You know you’ve found ‘The One’, when they don’t mind if you fart in front of them. None of the people in this lift are ‘The One.’
I agree when women say a bit of lippy and a nice dress can be incredibly sexy. Other commuters on this train can’t take their eyes off me.
Any upsides to living in Switzerland? Well, the flag is a big plus.
She’s slightly deaf, that’s why mum’s gone to Ireland.
I’ve let my pub quiz team down. I couldn’t name a Ronnie Corbett sitcom. I just want to say sorry.
“Patriotism is the last refuge of the badass motherfucker.” ~ Samuel L Johnson.
Everyone who criticises my speech-to-text software can for coughs.
Got hit by a bouncer last night outside a club in London. Seriously, who plays cricket at 2.45am?
“Well your test results are back. I suggest you start taking stock”. ”
“Is it that bad doctor?”
“No, but you are Bisto deficient”.
Bought a new cartridge for my 3D printer, which was a bit stupid.
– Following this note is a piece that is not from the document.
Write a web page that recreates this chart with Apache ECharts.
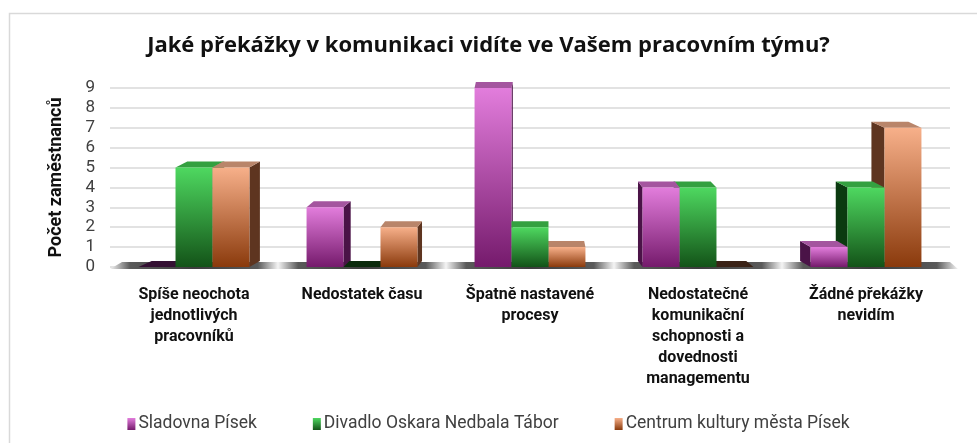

I should have just printed one.
It makes me so nervous when I smuggle drugs through customs. (I’ve shit and weed in my pants).
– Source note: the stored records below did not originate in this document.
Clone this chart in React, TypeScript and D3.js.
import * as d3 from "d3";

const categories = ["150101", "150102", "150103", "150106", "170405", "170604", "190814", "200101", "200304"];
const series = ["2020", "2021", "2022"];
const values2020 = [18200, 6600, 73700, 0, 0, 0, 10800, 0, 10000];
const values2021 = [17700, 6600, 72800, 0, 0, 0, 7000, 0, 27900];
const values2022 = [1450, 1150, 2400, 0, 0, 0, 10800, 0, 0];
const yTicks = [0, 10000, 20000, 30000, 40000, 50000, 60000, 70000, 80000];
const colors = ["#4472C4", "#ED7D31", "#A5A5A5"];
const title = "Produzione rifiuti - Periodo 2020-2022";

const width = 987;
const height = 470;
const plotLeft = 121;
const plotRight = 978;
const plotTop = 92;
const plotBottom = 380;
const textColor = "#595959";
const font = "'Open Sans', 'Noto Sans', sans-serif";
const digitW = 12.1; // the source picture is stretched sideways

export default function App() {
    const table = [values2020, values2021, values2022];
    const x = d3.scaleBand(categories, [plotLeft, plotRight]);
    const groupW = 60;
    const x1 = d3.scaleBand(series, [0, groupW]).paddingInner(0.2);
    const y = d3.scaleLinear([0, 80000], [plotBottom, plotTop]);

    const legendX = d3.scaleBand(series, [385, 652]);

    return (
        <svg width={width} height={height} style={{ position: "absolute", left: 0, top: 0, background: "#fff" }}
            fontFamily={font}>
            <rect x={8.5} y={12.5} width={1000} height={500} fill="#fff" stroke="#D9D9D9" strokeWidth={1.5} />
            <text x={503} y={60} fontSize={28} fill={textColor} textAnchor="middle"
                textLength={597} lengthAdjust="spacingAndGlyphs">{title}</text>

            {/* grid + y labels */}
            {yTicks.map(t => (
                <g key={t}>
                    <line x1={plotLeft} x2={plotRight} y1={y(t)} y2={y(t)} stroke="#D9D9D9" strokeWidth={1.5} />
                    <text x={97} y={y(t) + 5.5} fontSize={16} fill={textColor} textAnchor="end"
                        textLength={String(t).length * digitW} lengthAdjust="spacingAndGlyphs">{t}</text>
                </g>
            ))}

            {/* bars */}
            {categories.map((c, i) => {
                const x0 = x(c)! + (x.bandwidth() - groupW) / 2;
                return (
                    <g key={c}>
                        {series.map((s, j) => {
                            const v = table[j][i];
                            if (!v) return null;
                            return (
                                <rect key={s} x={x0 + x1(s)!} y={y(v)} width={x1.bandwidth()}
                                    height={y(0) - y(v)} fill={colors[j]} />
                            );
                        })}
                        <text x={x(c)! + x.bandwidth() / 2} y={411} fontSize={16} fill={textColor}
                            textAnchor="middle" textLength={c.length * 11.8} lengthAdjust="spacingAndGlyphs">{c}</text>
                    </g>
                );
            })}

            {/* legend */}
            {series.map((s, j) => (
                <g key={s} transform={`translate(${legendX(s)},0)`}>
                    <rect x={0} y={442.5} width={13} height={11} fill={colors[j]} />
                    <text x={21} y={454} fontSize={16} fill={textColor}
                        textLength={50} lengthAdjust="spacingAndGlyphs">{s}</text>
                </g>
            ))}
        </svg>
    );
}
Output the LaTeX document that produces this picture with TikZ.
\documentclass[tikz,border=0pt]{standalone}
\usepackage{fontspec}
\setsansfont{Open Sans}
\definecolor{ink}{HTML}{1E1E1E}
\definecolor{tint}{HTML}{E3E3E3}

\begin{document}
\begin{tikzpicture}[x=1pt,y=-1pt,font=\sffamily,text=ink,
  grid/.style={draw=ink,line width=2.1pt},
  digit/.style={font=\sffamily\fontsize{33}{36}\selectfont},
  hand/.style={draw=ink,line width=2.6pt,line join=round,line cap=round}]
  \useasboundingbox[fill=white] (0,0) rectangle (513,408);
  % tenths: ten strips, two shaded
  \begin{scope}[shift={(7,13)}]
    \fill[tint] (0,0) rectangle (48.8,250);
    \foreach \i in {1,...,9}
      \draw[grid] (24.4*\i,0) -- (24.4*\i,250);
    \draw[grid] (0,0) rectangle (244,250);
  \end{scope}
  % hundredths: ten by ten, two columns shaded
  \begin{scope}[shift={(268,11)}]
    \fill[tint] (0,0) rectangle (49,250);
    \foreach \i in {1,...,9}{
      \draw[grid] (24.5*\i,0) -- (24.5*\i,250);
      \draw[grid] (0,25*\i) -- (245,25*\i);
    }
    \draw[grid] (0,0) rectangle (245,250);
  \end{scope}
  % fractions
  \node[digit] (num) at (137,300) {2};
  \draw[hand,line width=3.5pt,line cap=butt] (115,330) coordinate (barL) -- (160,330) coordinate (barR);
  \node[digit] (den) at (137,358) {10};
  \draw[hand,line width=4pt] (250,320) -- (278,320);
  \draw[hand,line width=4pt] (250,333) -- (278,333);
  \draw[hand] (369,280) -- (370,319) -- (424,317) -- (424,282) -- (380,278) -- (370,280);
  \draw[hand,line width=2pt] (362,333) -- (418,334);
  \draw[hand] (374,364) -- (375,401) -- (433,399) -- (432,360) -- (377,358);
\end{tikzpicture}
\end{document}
I’m sweating like a colour blind electrician wiring a switch.
Just reading about that extortionate drinks bill. You’ll never see me buying Evian, I’m not stupid, it’s naive backwards. I buy the slightly cheaper Tnucyllis instead, I think it’s Greek.
Holding my first etiquette class this evening. Hope I don’t fuck it up.
Text a random phone number the following message: “The fat one won’t fit into the woodchipper. What do you want me to do?”
My girlfriend always claims she has a headache when we’re in bed, so I keep a tablet in the drawer. I can access all the porn I want on it.
I don’t believe in labelling people or putting them in boxes. Which is why I lost my job at the morgue.
FACT: Over a third of police budgets in the 1970s went to reimbursing market traders whose fruit ‘n veg stalls were knocked over during car chases.
Watching the Commonwealth Games. Mark Foster looks the type that would urge people to buy a juicer at dinner parties.
That South African Ebola might seem brutal but it’s yet to come up against the Australian Ebatsman.
At school I had the nickname ‘Slugger’. I wasn’t hard or anything, I just used to pull the shells off snails.
TIP: Dads. Piccadilly Circus is likely to be considerably busier than 2 or 3 people coming into a room.
TIP: Make people think they are stronger than they are by farting when they hug you.
Is that Cash4Gold any good? I’m thinking about giving them a ring.
Do I like science, girl? Just thinking about particle accelerators gives me a hadron.
Been on trains all day. I was sweating like a fire eater with hiccups.